Photo by Paolo Roversi – Vogue Unique- allegato di Vogue Italia – september 2011
Supponiamo che non ci sia fotografia in sé buona o cattiva, migliore o peggiore, che sia tutta una convenzione, ecco questo sarebbe relativismo sulla fotografia e se è così, è molto probabile che finisca per essere riconosciuto, per affermarsi ed avere successo non chi ha un grande talento ma chi urla di più, chi in un modo o nell’altro riesce a far parlare di sé, a fare rumore, chi è più bravo ad autopromuoversi, a gestire le pubbliche relazioni.
Come scriveva Michele Smargiassi, il cui pensiero stimo moltissimo, nel suo post su Repubblica di qualche tempo fa a proposito delle critiche a una mostra fotografica di Martina Colombari “Non abbiamo ancora capito che i confini tra cultura alta e bassa, tra mercato e cultura, nel sistema fotografia sono sempre sfumati? Che le cose più interessanti, nella cultura fotografica, stanno nascoste proprio nei suoi usi più banali ed anche commerciali? La pop-art non ci ha insegnato nulla? “
photo by Alessio Bolzoni – Dossier Magazine
È vero, oggi fare una divisione fra cultura alta e cultura bassa non ha più molto senso, se non per pochi arroganti intellettuali autoreferenziali con l’insopportabile pretesa di stare su un gradino più alto da cui guardare gli altri con disprezzo, una stretta cerchia di egoriferiti che non sono in grado di mettersi in discussione.
Dalla cultura “bassa”, si può imparare moltissimo, verissimo, ma a condizione di essere in grado di mettersi sempre in discussione, di porsi domande – e da dove viene questa capacità se non dallo studio, dalla cultura?
Ma se smettiamo di pensare perché guardiamo solo immagini semplici leggiamo solo libri facili e andiamo a vedere solo cinepanettoni, il tutto giustificato dai diversi esperti del settore, cosa accadrà alla nostra capacità di critica? Saremmo ancora capaci di leggere e imparare anche da queste cose o le subiremmo sempre più passivamente?
Photo by Alice Rosati
Senza un proprio apparato critico, le cose semplici non pongono domande, le immagini semplici, finite, anestetizzano il cervello, non invitano al ragionamento; va benissimo che si rifletta anche su questo tipo di immagini, magari anche pregevoli, ben confezionate, tecnicamente perfette, ma comunque mediocri, banali, deboli, ma cosa succede quando la comunità degli esperti del settore le eleva a qualcosa altro: arte, “grande” fotografia?

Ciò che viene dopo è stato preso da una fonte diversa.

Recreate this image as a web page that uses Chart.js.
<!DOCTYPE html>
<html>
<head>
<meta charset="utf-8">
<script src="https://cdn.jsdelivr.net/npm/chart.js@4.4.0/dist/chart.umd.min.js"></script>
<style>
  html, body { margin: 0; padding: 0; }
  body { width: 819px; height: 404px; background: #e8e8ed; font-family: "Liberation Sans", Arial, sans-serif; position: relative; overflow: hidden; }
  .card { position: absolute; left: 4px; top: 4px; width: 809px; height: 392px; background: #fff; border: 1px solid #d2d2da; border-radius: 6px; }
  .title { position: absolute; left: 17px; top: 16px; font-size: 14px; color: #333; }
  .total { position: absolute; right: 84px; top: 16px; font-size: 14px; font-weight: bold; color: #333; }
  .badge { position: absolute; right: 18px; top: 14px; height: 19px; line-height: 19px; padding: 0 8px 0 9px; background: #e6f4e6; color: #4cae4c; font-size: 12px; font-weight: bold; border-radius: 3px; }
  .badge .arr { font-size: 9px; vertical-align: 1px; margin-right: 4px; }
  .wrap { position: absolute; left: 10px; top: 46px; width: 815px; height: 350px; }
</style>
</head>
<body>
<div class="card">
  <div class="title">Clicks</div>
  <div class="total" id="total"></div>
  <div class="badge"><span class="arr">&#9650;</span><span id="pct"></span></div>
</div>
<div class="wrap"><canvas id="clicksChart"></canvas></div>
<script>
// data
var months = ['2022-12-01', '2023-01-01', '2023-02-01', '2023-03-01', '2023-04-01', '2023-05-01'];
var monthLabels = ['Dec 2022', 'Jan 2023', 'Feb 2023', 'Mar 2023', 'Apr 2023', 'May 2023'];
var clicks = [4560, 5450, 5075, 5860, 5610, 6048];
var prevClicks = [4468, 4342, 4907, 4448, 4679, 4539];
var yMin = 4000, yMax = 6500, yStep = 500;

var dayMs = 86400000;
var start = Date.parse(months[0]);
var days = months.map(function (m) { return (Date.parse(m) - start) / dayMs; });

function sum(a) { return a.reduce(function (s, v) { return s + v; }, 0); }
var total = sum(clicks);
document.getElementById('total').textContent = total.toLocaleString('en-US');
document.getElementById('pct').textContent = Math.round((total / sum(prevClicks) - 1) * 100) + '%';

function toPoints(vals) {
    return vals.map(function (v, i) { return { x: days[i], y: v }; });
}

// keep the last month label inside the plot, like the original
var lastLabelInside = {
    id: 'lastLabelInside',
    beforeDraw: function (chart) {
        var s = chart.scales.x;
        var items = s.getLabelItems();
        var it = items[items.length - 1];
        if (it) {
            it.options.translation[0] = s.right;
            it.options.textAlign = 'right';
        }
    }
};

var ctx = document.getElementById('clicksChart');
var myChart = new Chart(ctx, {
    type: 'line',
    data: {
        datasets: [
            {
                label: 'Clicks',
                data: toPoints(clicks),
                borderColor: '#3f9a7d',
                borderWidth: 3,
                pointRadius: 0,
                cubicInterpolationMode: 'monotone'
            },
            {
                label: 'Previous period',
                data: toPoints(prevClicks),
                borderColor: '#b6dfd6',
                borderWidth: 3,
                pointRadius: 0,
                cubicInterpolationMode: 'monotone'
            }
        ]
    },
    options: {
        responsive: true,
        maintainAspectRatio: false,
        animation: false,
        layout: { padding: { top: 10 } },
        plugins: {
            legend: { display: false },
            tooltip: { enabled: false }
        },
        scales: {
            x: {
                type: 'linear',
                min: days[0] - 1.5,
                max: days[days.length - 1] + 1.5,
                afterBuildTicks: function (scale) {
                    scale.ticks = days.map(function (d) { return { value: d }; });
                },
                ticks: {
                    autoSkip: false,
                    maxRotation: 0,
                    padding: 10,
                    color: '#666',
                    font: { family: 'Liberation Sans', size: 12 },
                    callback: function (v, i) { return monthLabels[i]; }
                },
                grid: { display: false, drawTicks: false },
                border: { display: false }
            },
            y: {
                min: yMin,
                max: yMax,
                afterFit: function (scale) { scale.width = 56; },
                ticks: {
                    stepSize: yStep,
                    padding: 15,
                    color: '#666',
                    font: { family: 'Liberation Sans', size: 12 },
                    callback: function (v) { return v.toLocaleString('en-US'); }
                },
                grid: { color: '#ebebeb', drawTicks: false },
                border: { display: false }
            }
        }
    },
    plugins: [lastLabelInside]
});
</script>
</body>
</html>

Da parte degli esperti generare confusione in chi ha meno strumenti per giudicare un’immagine non è altro che una subdola forma di relativismo, che elimina le distinzioni alimentando la convinzione che perché una fotografia sia buona o un fotografo sia un maestro basta che ci si faccia sopra un tot di propaganda.